WRITTEN EXERCISE
Among the entries below, extract exactly the lines that run from the one with "Write the matplotlib code for this chart." through the one with "years = ['2006', '2007', '2008', '2009', '2010']", both ends included.

::::::

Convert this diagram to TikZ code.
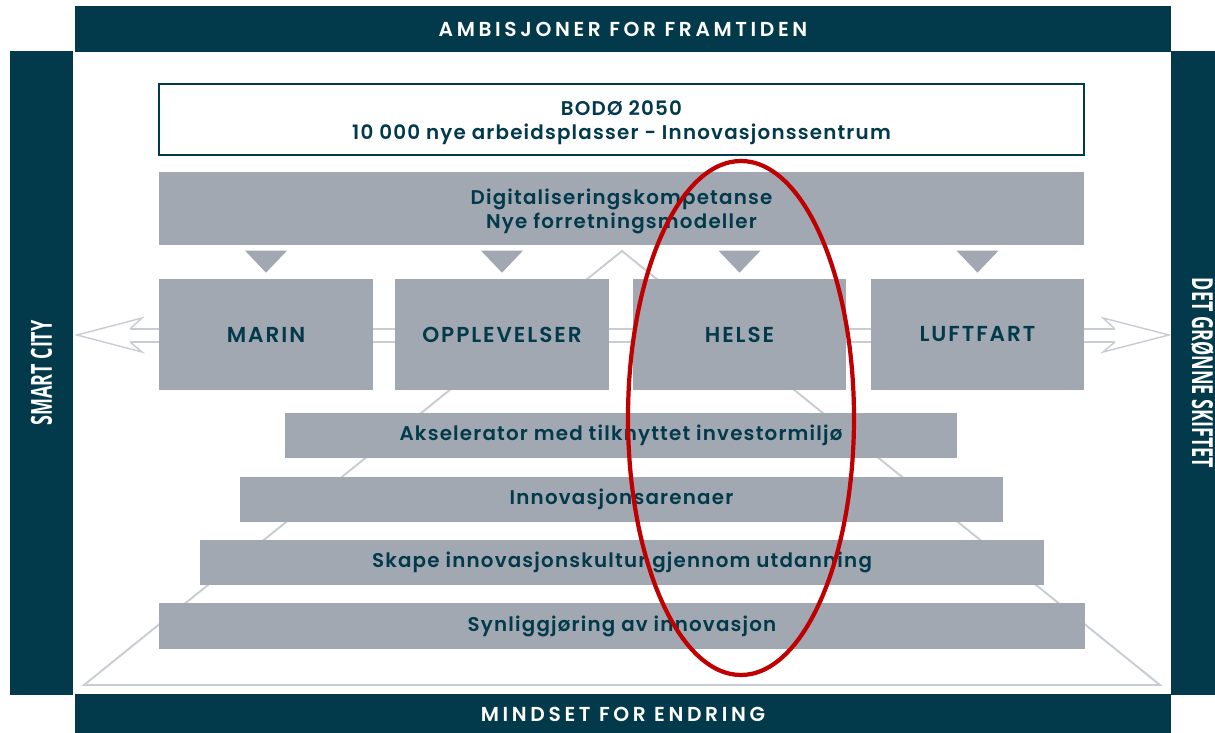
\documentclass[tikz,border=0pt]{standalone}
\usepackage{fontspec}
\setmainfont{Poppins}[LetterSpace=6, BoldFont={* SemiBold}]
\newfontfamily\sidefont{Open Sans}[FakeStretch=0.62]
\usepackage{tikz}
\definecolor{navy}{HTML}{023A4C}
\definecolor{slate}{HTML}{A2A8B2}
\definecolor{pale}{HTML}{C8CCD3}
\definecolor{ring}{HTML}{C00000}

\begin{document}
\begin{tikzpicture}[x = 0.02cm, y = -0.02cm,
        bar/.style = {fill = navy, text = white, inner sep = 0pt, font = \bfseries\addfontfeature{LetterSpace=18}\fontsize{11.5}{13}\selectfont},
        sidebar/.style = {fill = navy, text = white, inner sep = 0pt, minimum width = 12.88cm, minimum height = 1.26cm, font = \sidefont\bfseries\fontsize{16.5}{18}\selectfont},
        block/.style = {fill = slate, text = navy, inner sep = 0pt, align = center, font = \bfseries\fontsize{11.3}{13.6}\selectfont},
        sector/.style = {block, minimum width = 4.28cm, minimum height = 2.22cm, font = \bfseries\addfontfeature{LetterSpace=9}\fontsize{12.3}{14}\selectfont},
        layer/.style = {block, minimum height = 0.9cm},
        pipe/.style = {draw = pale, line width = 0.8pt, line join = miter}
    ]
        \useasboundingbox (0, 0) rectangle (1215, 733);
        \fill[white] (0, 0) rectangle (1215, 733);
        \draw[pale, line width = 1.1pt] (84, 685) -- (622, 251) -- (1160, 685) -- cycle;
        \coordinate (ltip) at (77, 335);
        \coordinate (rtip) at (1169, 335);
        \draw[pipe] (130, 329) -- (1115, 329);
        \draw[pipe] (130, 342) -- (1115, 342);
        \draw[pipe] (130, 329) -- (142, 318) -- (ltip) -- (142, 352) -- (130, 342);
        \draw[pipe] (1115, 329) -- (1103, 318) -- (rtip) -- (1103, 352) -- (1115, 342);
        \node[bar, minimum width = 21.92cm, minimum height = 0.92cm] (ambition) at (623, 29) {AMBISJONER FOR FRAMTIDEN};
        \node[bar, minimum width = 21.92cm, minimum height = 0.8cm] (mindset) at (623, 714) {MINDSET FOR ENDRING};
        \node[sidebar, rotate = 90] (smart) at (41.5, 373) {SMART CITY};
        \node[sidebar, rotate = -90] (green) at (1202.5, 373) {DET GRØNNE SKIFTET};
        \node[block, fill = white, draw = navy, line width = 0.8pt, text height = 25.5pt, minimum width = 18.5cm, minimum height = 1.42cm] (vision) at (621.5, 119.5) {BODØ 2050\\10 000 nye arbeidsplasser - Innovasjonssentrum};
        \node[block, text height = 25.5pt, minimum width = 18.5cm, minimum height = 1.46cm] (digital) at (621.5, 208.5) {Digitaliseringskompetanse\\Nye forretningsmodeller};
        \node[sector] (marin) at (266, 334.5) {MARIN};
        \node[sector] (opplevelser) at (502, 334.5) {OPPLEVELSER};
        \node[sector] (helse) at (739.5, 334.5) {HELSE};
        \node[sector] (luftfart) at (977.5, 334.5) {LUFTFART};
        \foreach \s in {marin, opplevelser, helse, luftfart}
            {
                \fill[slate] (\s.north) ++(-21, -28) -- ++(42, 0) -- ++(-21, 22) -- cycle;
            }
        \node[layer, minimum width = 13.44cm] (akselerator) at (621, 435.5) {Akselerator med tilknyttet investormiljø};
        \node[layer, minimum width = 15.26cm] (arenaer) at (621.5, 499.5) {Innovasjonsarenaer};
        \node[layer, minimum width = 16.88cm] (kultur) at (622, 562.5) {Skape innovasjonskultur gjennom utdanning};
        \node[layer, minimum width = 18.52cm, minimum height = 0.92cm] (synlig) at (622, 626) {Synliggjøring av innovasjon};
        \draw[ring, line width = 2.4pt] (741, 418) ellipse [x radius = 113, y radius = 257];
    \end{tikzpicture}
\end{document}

::::::

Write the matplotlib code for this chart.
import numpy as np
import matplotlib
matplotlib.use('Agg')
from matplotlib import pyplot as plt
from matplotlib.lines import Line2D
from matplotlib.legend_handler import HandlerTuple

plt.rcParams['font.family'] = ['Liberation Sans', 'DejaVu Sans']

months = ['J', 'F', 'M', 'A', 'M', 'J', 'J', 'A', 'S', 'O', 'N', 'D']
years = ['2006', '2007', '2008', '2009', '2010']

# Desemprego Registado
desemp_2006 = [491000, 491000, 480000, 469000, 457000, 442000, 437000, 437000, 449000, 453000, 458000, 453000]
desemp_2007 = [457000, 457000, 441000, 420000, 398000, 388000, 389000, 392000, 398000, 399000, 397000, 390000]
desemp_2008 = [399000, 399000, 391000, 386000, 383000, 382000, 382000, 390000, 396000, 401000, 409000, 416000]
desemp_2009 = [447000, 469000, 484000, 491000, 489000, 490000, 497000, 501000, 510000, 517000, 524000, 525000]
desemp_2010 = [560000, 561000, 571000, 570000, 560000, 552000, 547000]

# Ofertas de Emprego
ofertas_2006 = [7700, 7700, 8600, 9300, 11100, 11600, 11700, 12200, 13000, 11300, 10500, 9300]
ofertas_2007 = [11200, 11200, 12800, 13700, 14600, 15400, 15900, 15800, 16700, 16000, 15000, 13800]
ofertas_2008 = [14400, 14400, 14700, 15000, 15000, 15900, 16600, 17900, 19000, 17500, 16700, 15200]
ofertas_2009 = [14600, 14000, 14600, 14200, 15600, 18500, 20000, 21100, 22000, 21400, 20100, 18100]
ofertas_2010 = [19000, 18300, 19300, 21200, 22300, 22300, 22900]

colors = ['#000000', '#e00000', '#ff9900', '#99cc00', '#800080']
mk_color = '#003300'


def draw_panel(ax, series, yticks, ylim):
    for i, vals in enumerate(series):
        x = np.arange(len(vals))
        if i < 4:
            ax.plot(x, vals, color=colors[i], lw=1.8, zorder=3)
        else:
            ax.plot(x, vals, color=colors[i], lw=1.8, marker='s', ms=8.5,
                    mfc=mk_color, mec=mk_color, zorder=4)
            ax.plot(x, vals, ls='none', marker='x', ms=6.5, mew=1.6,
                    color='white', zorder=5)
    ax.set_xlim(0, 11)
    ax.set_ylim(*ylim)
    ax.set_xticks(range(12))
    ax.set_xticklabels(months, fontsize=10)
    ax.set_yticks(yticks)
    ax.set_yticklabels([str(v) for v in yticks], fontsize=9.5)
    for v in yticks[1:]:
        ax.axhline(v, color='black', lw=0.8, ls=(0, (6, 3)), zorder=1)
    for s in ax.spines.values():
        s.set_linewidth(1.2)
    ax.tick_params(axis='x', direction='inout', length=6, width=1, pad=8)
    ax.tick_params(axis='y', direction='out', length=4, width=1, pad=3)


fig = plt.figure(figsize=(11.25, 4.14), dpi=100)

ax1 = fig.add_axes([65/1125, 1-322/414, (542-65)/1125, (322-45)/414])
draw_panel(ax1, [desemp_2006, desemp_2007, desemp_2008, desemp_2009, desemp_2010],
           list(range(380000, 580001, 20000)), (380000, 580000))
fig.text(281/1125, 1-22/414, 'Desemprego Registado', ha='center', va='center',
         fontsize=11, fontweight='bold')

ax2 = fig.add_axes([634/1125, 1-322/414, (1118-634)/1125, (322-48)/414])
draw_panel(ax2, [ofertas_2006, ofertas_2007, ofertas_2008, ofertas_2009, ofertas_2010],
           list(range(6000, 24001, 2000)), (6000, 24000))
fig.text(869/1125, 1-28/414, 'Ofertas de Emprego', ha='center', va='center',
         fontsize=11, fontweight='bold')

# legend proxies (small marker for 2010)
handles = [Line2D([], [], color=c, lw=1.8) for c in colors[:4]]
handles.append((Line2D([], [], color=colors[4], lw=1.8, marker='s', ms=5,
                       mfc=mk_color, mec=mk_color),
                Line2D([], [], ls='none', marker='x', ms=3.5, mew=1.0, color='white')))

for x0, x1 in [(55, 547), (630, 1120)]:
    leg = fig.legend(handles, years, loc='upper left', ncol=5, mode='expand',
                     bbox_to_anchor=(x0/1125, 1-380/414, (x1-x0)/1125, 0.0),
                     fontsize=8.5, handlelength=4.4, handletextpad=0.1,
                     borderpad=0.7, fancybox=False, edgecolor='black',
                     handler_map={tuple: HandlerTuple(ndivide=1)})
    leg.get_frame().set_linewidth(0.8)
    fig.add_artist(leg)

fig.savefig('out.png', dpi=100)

::::::

ANSWER
Write the matplotlib code for this chart.
import numpy as np
import matplotlib
matplotlib.use('Agg')
from matplotlib import pyplot as plt
from matplotlib.lines import Line2D
from matplotlib.legend_handler import HandlerTuple

plt.rcParams['font.family'] = ['Liberation Sans', 'DejaVu Sans']

months = ['J', 'F', 'M', 'A', 'M', 'J', 'J', 'A', 'S', 'O', 'N', 'D']
years = ['2006', '2007', '2008', '2009', '2010']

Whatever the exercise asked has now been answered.